Wednesday, September 26, 2012

In my weakness He is strong


This blog post and called in my weakness He is strong and 
there are a few areas that I want to touch on in reference to this statement.
One is allowing yourself to be weak even when it’s embarrassing or belittling because it 
is in those times that we are stretched he most to grow. 
Something that I learned a lot during the summer and now I watch the new interns learn and that every person at Urban Promise has learned in their coming to Urban Promise is how much they suck.
 I suck, is the two word statement that everyone learns in coming here. 
That I am not able to do it, that I’m not good enough and I don’t have what it takes. But we also learn that we are able to do it and we have everything it takes because we have Jesus and through Him we are able to do anything. 
He takes us weak, stubborn and unable and uses it to His glory.
It can be a really hard lesson to learn as it feels like you are being stripped of every quality and great strength that you have but it also feels very freeing know that it doesn’t depend on you and its doesn't even have anything to do with you because it is all about God!
Challenges and trials is a common way that God teaches us this at UP. This week has been trying and full of trials and challenges for most of my roommates. I personally am standing in awe wondering why it’s not as difficult for me at the moment while at the same time knowing I will be challenged in the future as well.

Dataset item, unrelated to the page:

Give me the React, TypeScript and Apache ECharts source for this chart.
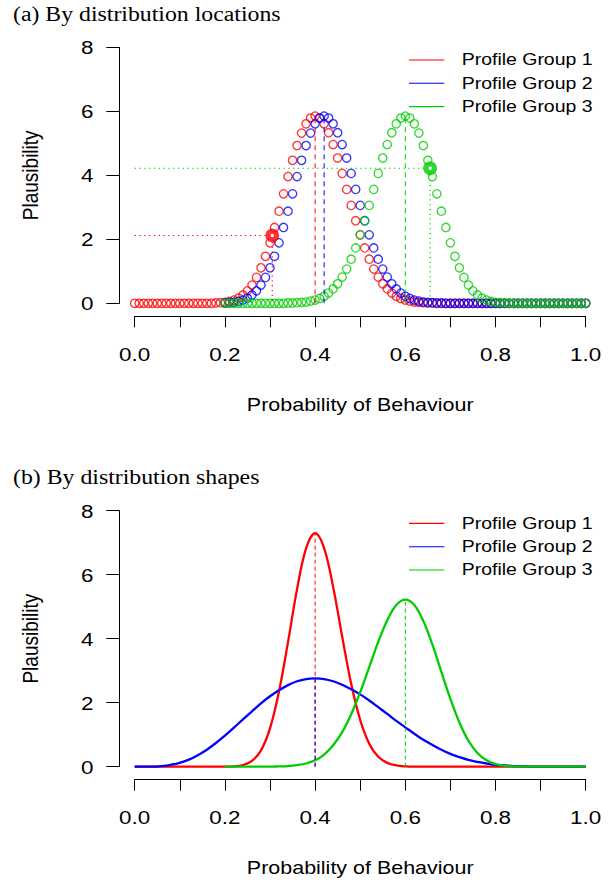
import React, { useEffect, useRef } from "react";
import * as echarts from "echarts";

const groupNames = ["Profile Group 1", "Profile Group 2", "Profile Group 3"];
const groupColors = ["#FF0000", "#0000FF", "#00CD00"];

// Panel (a): plausibility at x = 0.00, 0.01, ..., 1.00 (null = not plotted)
const locRed = [
  0, 0, 0, 0, 0, 0, 0, 0, 0, 0,
  0, 0, 0, 0, 0, 0, 0, 0, 0.01, 0.02,
  0.03, 0.06, 0.1, 0.16, 0.26, 0.39, 0.57, 0.81, 1.11, 1.47,
  1.89, 2.37, 2.88, 3.42, 3.96, 4.47, 4.93, 5.32, 5.61, 5.79,
  5.85, 5.79, 5.61, 5.33, 4.96, 4.54, 4.06, 3.56, 3.06, 2.58,
  2.14, 1.73, 1.38, 1.07, 0.82, 0.61, 0.45, 0.32, 0.22, 0.15,
  0.1, 0.07, 0.04, 0.03, 0.02, 0.01, 0.01, 0, 0, 0,
  0, 0, 0, 0, 0, 0, 0, 0, 0, 0,
  0, 0, 0, 0, 0, 0, 0, 0, 0, 0,
  0, 0, 0, 0, 0, 0, 0, 0, 0, 0,
  0,
];
const locBlue = [
  null, null, null, null, null, null, null, null, null, null,
  null, null, null, null, null, null, null, null, null, null,
  0.01, 0.02, 0.03, 0.06, 0.1, 0.16, 0.26, 0.39, 0.57, 0.81,
  1.11, 1.47, 1.89, 2.37, 2.88, 3.42, 3.96, 4.47, 4.93, 5.32,
  5.61, 5.79, 5.85, 5.79, 5.61, 5.33, 4.96, 4.54, 4.06, 3.56,
  3.06, 2.58, 2.14, 1.73, 1.38, 1.07, 0.82, 0.61, 0.45, 0.32,
  0.22, 0.15, 0.1, 0.07, 0.04, 0.03, 0.02, 0.01, 0.01, 0,
  0, 0, 0, 0, 0, 0, 0, 0, 0, 0,
  0, 0, 0, 0, 0, 0, 0, 0, 0, 0,
  0, 0, 0, 0, 0, 0, 0, 0, 0, 0,
  0,
];
const locGreen = [
  null, null, null, null, null, null, null, null, null, null,
  null, null, null, null, null, null, null, null, null, null,
  0, 0, 0, 0, 0, 0, 0, 0, 0, 0,
  0, 0, 0, 0, 0.01, 0.01, 0.02, 0.03, 0.04, 0.07,
  0.1, 0.15, 0.22, 0.32, 0.45, 0.61, 0.82, 1.07, 1.38, 1.73,
  2.14, 2.58, 3.06, 3.56, 4.06, 4.54, 4.96, 5.33, 5.61, 5.79,
  5.85, 5.79, 5.61, 5.32, 4.93, 4.47, 3.96, 3.42, 2.88, 2.37,
  1.89, 1.47, 1.11, 0.81, 0.57, 0.39, 0.26, 0.16, 0.1, 0.06,
  0.03, 0.02, 0.01, 0, 0, 0, 0, 0, 0, 0,
  0, 0, 0, 0, 0, 0, 0, 0, 0, 0,
  0,
];
const locStep = 0.01;
const locModes = [0.4, 0.42, 0.6];
const locMarkX = [0.305, 0.655];
const locMarkY = [2.12, 4.22];
const locMarkGroup = [0, 2];

// Panel (b): plausibility at x = 0.00, 0.02, ..., 1.00 (null = not plotted)
const shapeRed = [
  0, 0, 0, 0, 0, 0, 0, 0, 0, 0,
  0, 0.01, 0.05, 0.18, 0.51, 1.2, 2.35, 3.9, 5.55, 6.82,
  7.3, 6.83, 5.62, 4.07, 2.59, 1.46, 0.72, 0.31, 0.12, 0.04,
  0.01, 0, 0, 0, 0, 0, 0, 0, 0, 0,
  0, 0, 0, 0, 0, 0, 0, 0, 0, 0,
  0,
];
const shapeBlue = [
  0, 0, 0, 0.02, 0.06, 0.12, 0.22, 0.36, 0.53, 0.74,
  0.97, 1.22, 1.48, 1.73, 1.98, 2.2, 2.39, 2.55, 2.67, 2.74,
  2.76, 2.74, 2.67, 2.56, 2.42, 2.26, 2.07, 1.86, 1.65, 1.43,
  1.23, 1.03, 0.84, 0.68, 0.53, 0.4, 0.3, 0.21, 0.15, 0.1,
  0.06, 0.04, 0.02, 0.01, 0, 0, 0, 0, 0, 0,
  0,
];
const shapeGreen = [
  null, null, null, null, null, null, null, null, null, null,
  0, 0, 0, 0, 0, 0, 0.01, 0.02, 0.05, 0.1,
  0.2, 0.38, 0.67, 1.08, 1.64, 2.33, 3.11, 3.9, 4.58, 5.05,
  5.22, 5.05, 4.55, 3.82, 2.96, 2.12, 1.38, 0.81, 0.43, 0.2,
  0.08, 0.03, 0.01, 0, 0, 0, 0, 0, 0, 0,
  0,
];
const shapeStep = 0.02;
const shapeModes = [0.4, 0.4, 0.6];

const xTickLabels = ["0.0", "0.2", "0.4", "0.6", "0.8", "1.0"];
const yTickLabels = ["0", "2", "4", "6", "8"];
const panelTitles = ["(a) By distribution locations", "(b) By distribution shapes"];
const xAxisTitle = "Probability of Behaviour";
const yAxisTitle = "Plausibility";

const SANS = "'Liberation Sans', Arial, Helvetica, sans-serif";
const SERIF = "'Liberation Serif', 'Times New Roman', serif";

function toPairs(arr: (number | null)[], step: number) {
  const out: number[][] = [];
  arr.forEach((v, i) => {
    if (v !== null && v !== undefined) out.push([+(i * step).toFixed(4), v]);
  });
  return out;
}

export default function App() {
  const ref = useRef<HTMLDivElement>(null);
  useEffect(() => {
    const el = ref.current;
    if (!el) return;
    const chart = echarts.init(el, undefined, { renderer: "svg" });

    const locSeries = [locRed, locBlue, locGreen];
    const shapeSeries = [shapeRed, shapeBlue, shapeGreen];
    const series: any[] = [];

    // Panel (a) open circles
    locSeries.forEach((arr, g) => {
      series.push({
        type: "scatter",
        xAxisIndex: 0,
        yAxisIndex: 0,
        data: toPairs(arr, locStep),
        symbol: "circle",
        symbolSize: 8.3,
        clip: false,
        silent: true,
        z: 2,
        itemStyle: { color: "rgba(0,0,0,0)", borderColor: groupColors[g], borderWidth: 1.35 },
      });
    });
    // Panel (a) mode dashed lines
    locModes.forEach((m, g) => {
      const idx = Math.round(m / locStep);
      const peak = locSeries[g][idx] as number;
      series.push({
        type: "line",
        xAxisIndex: 0,
        yAxisIndex: 0,
        data: [[m, 0], [m, peak]],
        symbol: "none",
        clip: false,
        silent: true,
        z: 3,
        lineStyle: { color: groupColors[g], width: 1, type: [5, 4] },
      });
    });
    // Panel (a) dotted guides + highlighted points
    locMarkX.forEach((mx, k) => {
      const my = locMarkY[k];
      const c = groupColors[locMarkGroup[k]];
      series.push({
        type: "line",
        xAxisIndex: 0,
        yAxisIndex: 0,
        data: [[0, my], [mx, my], [mx, 0]],
        symbol: "none",
        clip: false,
        silent: true,
        z: 3,
        lineStyle: { color: c, width: 1.1, type: [1.3, 3.5] },
      });
      series.push({
        type: "scatter",
        xAxisIndex: 0,
        yAxisIndex: 0,
        data: [[mx, my]],
        symbol: "circle",
        symbolSize: 8.5,
        clip: false,
        silent: true,
        z: 5,
        itemStyle: { color: "#ffffff", borderColor: c, borderWidth: 5.2 },
      });
    });

    // Panel (b) curves
    shapeSeries.forEach((arr, g) => {
      series.push({
        type: "line",
        xAxisIndex: 1,
        yAxisIndex: 1,
        data: toPairs(arr, shapeStep),
        symbol: "none",
        smooth: 0.35,
        clip: false,
        silent: true,
        z: 2,
        lineStyle: { color: groupColors[g], width: 2.3 },
      });
    });
    shapeModes.forEach((m, g) => {
      const idx = Math.round(m / shapeStep);
      const peak = shapeSeries[g][idx] as number;
      series.push({
        type: "line",
        xAxisIndex: 1,
        yAxisIndex: 1,
        data: [[m, 0], [m, peak]],
        symbol: "none",
        clip: false,
        silent: true,
        z: 3,
        lineStyle: { color: groupColors[g], width: 1, type: [4, 3] },
      });
    });

    const grids = [
      { left: 134.7, top: 47.3, width: 451, height: 256 },
      { left: 134.7, top: 510.7, width: 451, height: 256 },
    ];

    const axisCommon = {
      type: "value",
      axisLine: { show: true, onZero: false, lineStyle: { color: "#000", width: 1 } },
      axisLabel: { show: false },
      splitLine: { show: false },
    };

    const option: any = {
      animation: false,
      backgroundColor: "#ffffff",
      grid: grids,
      xAxis: [0, 1].map((gi) => ({
        ...axisCommon,
        gridIndex: gi,
        min: 0,
        max: 1,
        interval: 0.1,
        offset: 13,
        axisTick: { show: true, inside: false, length: 11, lineStyle: { color: "#000", width: 1 } },
      })),
      yAxis: [0, 1].map((gi) => ({
        ...axisCommon,
        gridIndex: gi,
        min: 0,
        max: 8,
        interval: 2,
        offset: 15.4,
        axisTick: { show: true, inside: false, length: 13, lineStyle: { color: "#000", width: 1 } },
      })),
      series,
    };
    chart.setOption(option);

    const P = (gi: number, x: number, y: number) =>
      chart.convertToPixel({ gridIndex: gi } as any, [x, y]) as number[];

    const txt = (
      text: string,
      x: number,
      y: number,
      o: { size: number; family: string; align: string; sx?: number; sy?: number; rot?: number }
    ) => ({
      type: "text",
      x,
      y,
      scaleX: o.sx ?? 1,
      scaleY: o.sy ?? 1,
      rotation: o.rot ?? 0,
      silent: true,
      z: 10,
      style: {
        text,
        fontSize: o.size,
        fontFamily: o.family,
        fill: "#000",
        align: o.align,
        verticalAlign: "middle",
      },
    });

    const graphic: any[] = [];
    [0, 1].forEach((gi) => {
      const [x0, y0] = P(gi, 0, 0);
      xTickLabels.forEach((lab) => {
        const [px] = P(gi, parseFloat(lab), 0);
        graphic.push(txt(lab, px, y0 + 50.7, { size: 19, family: SANS, align: "center", sx: 1.18 }));
      });
      yTickLabels.forEach((lab) => {
        const [, py] = P(gi, 0, parseFloat(lab));
        graphic.push(txt(lab, x0 - 41.3, py, { size: 19, family: SANS, align: "right", sx: 1.18 }));
      });
      const [cx] = P(gi, 0.5, 0);
      graphic.push(txt(xAxisTitle, cx, y0 + 100.8, { size: 19, family: SANS, align: "center", sx: 1.13 }));
      const [, cy] = P(gi, 0, 4);
      graphic.push(
        txt(yAxisTitle, x0 - 104.8, cy, { size: 19, family: SANS, align: "center", sy: 1.15, rot: Math.PI / 2 })
      );
      graphic.push(txt(panelTitles[gi], 13, y0 - 289.3, { size: 20, family: SERIF, align: "left", sx: 1.19 }));
      groupNames.forEach((name, g) => {
        const ly = y0 - 243.3 + g * 23.3;
        graphic.push({
          type: "line",
          silent: true,
          z: 10,
          shape: { x1: x0 + 274.3, y1: ly, x2: x0 + 309.6, y2: ly },
          style: { stroke: groupColors[g], lineWidth: 1.1 },
        });
        graphic.push(txt(name, x0 + 327, ly, { size: 16.5, family: SANS, align: "left", sx: 1.18 }));
      });
    });
    chart.setOption({ graphic });

    return () => chart.dispose();
  }, []);

  return <div ref={ref} style={{ position: "absolute", left: 0, top: 0, width: 613, height: 884 }} />;
}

There are a lot of unknowns while working in ministry and a huge need for flexibility which can be very difficult if you like to have a “plan”. Honestly I think I’ve already learned to forget about my plan because I know He has a better plan but I also know I have a lot to learn about this. He continues to through kinks and curves in what we do, not only to remind us that He is in control but also i think for us to learn a lot of lessons on the way.
Something else that we heard about this week has to do with where our focus is. It is on the work of the Lord or is our focus on the Lord of the work. Both sound good right but our focus needs to be on the Lord of the work first and the work of the Lord spills out of that. Something to remember on those days when you feel like what you do is meaningless or when you just don't see how you can keep going. 
Stop and focus on your LORD!
Okay, enough of my random thoughts we started camp and it has been great getting back in contact with the kids daily. I had a really great time today working with one girl on her math homework. This is the same girl that intimidated and scared me at the beginning of the summer and now we are 
great friends……on most day’s lol.
I am also being blown away daily by God provision of material need and financial help. He has surpassed all dreams that I had for my fundraising really showing me who is in control. Our God is soo great….if you doubt it just ask Him to show Himself!
I love being back here for all aspects of it and have really gotten so close with my roommates already. Please pray for us though as we now have to make slight changes to our living arrangements that have caused some confusion and frustrations and unhappiness. It is for the best though and I am excited for all the great things that will come out of it! 
Thank you for reading this and for your prayers!